Study of the Spatio-Chemical Heterogeneity of Tannin-Furanic Foams: From 1D FTIR Spectroscopy to 3D FTIR Micro-Computed Tomography

Tannin-furanic rigid foams are bio-based copolymers of tannin plant extract and furfuryl alcohol, promising candidates to replace synthetic insulation foams, as for example polyurethanes and phenolics, in eco-sustainable buildings thanks to their functional properties, such as lightness of the material and fire resistance. Despite their relevance as environmental-friendly alternatives to petroleum derivatives, many aspects of the polymerization chemistry still remain unclear. One of the open issues is on the spatial heterogeneity of the foam, i.e., whether the foam constituents prevalently polymerize in spatially segregated blocks or distribute almost homogenously in the foam volume. To address this matter, here we propose a multiscale FTIR study encompassing 1D FTIR spectroscopy, 2D FTIR imaging and 3D FTIR micro-tomography (FTIR-μCT) on tannin-furanic rigid foams obtained by varying the synthesis parameters in a controlled way.

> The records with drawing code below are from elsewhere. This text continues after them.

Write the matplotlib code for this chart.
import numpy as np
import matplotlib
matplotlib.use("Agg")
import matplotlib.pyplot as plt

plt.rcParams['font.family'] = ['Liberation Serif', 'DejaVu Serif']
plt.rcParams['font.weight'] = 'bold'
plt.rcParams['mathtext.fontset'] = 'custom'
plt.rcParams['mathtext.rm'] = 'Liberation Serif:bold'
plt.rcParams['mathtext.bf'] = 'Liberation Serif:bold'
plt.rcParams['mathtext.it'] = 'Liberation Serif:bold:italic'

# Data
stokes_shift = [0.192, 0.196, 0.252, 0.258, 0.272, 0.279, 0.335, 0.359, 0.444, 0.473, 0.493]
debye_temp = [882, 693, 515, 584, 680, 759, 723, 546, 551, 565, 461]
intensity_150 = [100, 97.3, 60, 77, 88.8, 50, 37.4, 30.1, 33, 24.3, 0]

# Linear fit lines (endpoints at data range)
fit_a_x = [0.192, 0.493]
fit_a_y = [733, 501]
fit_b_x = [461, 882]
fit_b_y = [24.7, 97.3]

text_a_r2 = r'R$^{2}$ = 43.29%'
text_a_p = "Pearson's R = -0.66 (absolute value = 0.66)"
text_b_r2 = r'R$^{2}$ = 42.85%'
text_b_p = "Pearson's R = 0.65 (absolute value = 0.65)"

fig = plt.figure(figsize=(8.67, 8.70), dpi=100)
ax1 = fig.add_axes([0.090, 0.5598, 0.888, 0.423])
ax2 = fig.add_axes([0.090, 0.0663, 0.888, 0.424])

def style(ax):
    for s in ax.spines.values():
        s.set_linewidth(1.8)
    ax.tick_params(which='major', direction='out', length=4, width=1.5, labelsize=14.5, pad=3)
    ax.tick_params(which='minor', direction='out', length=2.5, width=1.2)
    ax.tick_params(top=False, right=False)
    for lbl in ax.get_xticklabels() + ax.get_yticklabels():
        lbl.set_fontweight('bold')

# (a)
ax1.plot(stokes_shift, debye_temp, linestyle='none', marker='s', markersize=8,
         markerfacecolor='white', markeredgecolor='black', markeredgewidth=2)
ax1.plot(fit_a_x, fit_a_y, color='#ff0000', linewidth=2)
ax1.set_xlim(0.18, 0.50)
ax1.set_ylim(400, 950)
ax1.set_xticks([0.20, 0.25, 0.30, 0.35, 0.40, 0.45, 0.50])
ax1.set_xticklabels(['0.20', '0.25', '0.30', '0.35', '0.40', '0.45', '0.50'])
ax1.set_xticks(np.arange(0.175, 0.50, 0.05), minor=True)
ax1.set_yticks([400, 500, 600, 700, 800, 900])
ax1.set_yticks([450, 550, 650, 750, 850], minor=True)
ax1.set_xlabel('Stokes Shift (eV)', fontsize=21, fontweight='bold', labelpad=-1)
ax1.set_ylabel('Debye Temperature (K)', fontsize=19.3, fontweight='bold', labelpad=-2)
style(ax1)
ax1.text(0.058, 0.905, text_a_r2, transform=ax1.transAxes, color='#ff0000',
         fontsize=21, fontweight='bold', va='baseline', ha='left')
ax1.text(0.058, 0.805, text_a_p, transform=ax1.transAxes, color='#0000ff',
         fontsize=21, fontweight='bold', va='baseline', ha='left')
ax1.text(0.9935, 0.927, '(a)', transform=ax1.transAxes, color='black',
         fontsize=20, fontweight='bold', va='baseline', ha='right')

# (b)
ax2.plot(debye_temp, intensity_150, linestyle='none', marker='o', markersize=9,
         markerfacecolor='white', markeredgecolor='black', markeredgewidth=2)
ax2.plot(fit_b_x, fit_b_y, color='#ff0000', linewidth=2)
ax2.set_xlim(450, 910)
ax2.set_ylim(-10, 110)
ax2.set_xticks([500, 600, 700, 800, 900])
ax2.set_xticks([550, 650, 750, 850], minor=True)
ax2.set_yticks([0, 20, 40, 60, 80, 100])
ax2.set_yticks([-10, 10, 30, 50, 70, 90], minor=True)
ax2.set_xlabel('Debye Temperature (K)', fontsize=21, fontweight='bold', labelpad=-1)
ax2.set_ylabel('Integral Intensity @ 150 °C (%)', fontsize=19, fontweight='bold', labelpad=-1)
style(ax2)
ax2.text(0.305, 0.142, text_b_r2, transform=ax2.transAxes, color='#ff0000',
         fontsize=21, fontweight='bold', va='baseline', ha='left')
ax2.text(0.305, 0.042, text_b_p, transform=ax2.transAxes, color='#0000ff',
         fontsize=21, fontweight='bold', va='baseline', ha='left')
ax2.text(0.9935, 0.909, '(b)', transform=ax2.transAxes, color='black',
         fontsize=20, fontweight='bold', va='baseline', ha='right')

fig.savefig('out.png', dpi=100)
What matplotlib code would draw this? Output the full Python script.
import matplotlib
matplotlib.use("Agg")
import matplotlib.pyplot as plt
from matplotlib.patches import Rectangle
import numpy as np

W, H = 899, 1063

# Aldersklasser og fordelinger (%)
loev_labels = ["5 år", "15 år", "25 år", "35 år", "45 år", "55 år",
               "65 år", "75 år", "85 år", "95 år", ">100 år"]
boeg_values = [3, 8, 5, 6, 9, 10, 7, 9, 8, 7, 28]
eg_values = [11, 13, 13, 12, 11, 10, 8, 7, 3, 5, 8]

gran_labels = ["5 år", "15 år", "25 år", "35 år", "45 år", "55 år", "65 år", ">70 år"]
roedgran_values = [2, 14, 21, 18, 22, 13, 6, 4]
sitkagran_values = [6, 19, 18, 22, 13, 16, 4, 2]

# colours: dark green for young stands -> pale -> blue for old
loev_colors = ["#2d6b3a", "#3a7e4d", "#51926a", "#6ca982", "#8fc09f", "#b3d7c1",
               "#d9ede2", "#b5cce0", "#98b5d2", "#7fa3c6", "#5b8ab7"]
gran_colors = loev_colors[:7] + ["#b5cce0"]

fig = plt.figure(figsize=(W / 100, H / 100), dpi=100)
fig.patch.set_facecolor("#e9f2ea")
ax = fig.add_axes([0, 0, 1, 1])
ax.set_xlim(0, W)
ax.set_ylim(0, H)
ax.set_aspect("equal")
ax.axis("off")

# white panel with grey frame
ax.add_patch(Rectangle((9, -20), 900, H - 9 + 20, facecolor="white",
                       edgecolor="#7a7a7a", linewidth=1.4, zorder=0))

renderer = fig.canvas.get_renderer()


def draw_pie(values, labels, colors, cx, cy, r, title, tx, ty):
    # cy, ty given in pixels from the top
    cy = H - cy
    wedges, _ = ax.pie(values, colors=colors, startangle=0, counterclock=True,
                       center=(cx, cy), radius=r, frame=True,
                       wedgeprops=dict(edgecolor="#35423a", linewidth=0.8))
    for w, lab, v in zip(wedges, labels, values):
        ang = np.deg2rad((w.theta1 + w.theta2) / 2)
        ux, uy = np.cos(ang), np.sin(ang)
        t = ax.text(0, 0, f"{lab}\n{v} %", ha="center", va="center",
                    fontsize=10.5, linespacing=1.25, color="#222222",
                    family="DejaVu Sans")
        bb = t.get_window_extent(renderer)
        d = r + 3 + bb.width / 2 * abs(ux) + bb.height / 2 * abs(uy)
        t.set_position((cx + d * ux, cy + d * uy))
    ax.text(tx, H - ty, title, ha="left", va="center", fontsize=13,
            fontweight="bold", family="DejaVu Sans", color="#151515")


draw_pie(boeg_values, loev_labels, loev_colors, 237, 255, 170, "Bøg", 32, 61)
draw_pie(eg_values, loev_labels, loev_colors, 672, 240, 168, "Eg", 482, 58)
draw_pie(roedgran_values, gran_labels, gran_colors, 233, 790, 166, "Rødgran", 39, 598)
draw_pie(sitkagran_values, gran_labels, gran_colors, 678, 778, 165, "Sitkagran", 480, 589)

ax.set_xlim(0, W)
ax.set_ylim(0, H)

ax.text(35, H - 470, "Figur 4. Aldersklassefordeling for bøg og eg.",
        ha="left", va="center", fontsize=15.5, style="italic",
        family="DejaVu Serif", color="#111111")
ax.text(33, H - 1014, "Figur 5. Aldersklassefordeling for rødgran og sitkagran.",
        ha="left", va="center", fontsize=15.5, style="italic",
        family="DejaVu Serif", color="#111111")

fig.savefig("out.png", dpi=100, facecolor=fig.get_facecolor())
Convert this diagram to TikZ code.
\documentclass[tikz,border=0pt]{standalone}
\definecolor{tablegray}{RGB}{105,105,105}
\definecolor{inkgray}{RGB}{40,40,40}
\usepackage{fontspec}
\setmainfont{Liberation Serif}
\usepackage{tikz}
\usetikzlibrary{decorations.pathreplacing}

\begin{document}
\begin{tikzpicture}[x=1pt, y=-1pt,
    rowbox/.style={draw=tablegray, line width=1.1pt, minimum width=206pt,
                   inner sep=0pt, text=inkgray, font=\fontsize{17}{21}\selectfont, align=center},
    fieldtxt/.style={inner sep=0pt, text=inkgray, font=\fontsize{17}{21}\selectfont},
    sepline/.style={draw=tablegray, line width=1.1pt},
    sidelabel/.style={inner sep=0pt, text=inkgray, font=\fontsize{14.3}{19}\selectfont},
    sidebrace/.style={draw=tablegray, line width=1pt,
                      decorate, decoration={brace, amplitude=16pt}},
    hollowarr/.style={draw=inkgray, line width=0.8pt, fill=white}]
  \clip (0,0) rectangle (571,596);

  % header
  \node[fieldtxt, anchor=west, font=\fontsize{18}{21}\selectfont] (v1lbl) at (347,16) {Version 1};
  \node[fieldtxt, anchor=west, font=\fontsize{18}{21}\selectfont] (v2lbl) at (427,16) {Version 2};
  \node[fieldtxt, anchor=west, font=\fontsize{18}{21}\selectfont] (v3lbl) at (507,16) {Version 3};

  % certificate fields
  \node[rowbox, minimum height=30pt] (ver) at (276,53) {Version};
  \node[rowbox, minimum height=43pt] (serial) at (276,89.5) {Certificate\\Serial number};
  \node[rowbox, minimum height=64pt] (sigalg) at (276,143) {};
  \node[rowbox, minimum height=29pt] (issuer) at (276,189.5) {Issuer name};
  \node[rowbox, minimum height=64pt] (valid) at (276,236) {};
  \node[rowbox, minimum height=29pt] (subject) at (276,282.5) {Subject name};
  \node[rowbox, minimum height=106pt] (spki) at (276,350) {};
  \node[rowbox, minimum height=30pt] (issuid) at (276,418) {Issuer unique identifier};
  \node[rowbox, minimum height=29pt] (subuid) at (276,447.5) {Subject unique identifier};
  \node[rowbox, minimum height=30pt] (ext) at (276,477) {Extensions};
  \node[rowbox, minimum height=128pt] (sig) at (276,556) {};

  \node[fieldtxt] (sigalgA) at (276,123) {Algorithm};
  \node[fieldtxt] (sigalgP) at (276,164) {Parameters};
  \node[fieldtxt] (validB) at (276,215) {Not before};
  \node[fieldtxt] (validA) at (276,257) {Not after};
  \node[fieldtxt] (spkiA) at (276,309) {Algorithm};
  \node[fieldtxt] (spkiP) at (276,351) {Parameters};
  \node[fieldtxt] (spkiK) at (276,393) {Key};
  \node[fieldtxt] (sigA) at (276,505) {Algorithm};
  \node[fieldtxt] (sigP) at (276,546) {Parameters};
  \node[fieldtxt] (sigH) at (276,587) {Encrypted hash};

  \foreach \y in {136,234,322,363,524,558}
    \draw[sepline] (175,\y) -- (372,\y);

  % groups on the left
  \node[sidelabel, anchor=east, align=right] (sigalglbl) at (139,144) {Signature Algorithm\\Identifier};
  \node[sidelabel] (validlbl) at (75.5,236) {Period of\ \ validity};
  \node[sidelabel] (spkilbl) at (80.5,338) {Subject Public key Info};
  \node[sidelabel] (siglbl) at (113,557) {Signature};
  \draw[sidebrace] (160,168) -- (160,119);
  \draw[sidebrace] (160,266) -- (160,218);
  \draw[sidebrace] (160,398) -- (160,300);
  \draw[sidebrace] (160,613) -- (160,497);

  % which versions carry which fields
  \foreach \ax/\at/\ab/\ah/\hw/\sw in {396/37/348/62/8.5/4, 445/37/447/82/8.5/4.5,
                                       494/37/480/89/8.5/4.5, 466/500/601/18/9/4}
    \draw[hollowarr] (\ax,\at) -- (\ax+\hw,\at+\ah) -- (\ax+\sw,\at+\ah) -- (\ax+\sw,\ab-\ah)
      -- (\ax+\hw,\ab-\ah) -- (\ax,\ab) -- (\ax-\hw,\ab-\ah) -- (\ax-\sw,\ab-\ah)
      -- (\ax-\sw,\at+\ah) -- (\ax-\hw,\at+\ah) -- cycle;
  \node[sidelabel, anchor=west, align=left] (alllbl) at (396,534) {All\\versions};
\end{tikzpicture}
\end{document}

Thanks to the implementation of the acquisition and processing pipeline of FTIR-μCT, we were able for the first time to demonstrate that the polymer formulations influence the spatial organization of the foam at the microscale and, at the same time, prove the reliability of FTIR-μCT data by comparing 2D FTIR images and the projection of the 3D chemical images on the same plane.